On Sep 16, 2021, at 5:44 PM, Larry McVoy <lm(a)mcvoy.com> wrote:
On Thu, Sep 16, 2021 at 08:34:52PM -0400, Theodore Ts'o wrote:
What's changed is that we now take for granted that Linux is there, and
we've stopped asking questions about anything outside of that model.
It's unclear to me that Linux is blamed as the reason why researchers
have stopped asking questions outside of that model. Why should Linux
have this effect when the presence of Unix didn't?
Linux runs on _everything_. From your phone to the top 500 HPC clusters.
Unix, for all that it did, never had that level of success. I credit
Unix for a lot, including showing Linux what it should be, but Linux
took that model and ran with it.
Plan 9 is very cool but I am channeling my inner Clem, Plan 9 didn't meet
Clem's law. It was never compelling enough to make the masses love it.
Linux was good enough.
Things might have been different if Plan9 was open sourced in the same time
frame as 386BSD and early Linux. Back then Linux was not good enough. plan9
was not all that different from unix and simpler to understand and use.

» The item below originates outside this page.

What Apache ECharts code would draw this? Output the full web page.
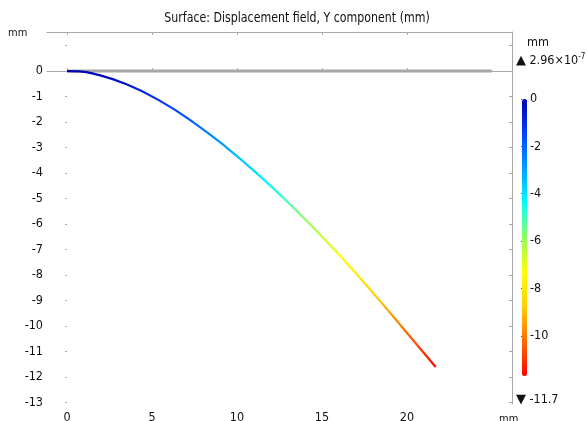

We can argue about if that is a good thing or not,
I've watched Linux
become more complex and seen docker et al react to that.
As Marshall Conover (& later I) said, containers & docker filled a genuine
need. Not much to do with the complexity of Linux. Plan9 could've provided
a much simpler and cleaner platform than linux but that was not to be.
[plan has a couple of global names spaces that might have needed changing.